Lankford and fellow criminologist Eric Madfis have suggested media change their approach to coverage of mass shootings because existing approaches have deadly consequences. They believe present coverage gives the shooters what they want, increases competition to maximise victim fatalities, and leads to contagion and copycat effects.
They have proposed four guidelines for coverage:
- Don’t name the perpetrator.
- Don’t use photos or likenesses of the perpetrator.
- Stop using the names, photos, or likenesses of past perpetrators.
- Report everything else about these crimes in as much detail as desired.
They cite precedents for this approach in Canada and Finland, the former because the shooter was a juvenile and the latter where many outlets simply refused to name the perpetrator.
I followed those guidelines in this column to demonstrate how they can be implemented without materially undermining the narrative. Stuff followed them in its coverage of the application for judicial review. There was clear merit in Stuff taking this approach. It denied the gunman what he sought without denying the public information about the court application. You might say it was a win-win.

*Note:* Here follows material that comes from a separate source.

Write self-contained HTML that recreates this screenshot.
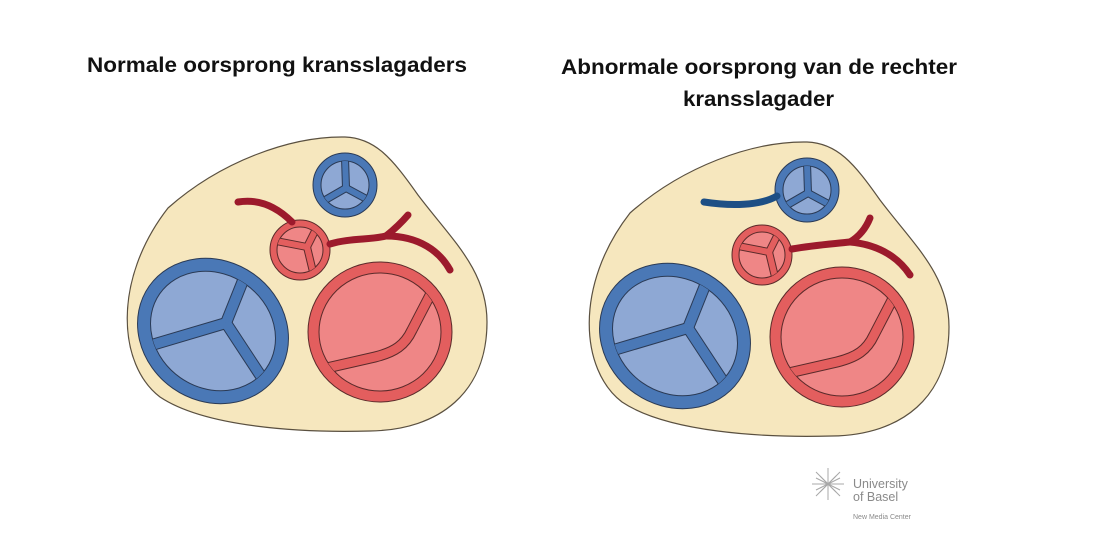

However, it required the Stuff editors to suppress detail that the court itself did not see fit to conceal. In his statement to media after a hearing in chambers last week Justice Venning did name the offender and rightly so. The public should know the names of people on whom the court is sitting in judgement or who are seeking the court’s power to right a perceived wrong. It does not, however, necessitate use of his image. That is purely an editorial judgement call: If we name him, should we also show our audience what he looks like?
So there is the dilemma. There are good reasons not to name the convicted terrorist and equally valid reasons to name him in court proceedings.
Perhaps it was a matter of degree last week: A single mention without an image would satisfy the need for open justice, while six references in successive paragraphs – plus still images and video archive footage – would be a fame-seeking rampage shooter’s dream come true.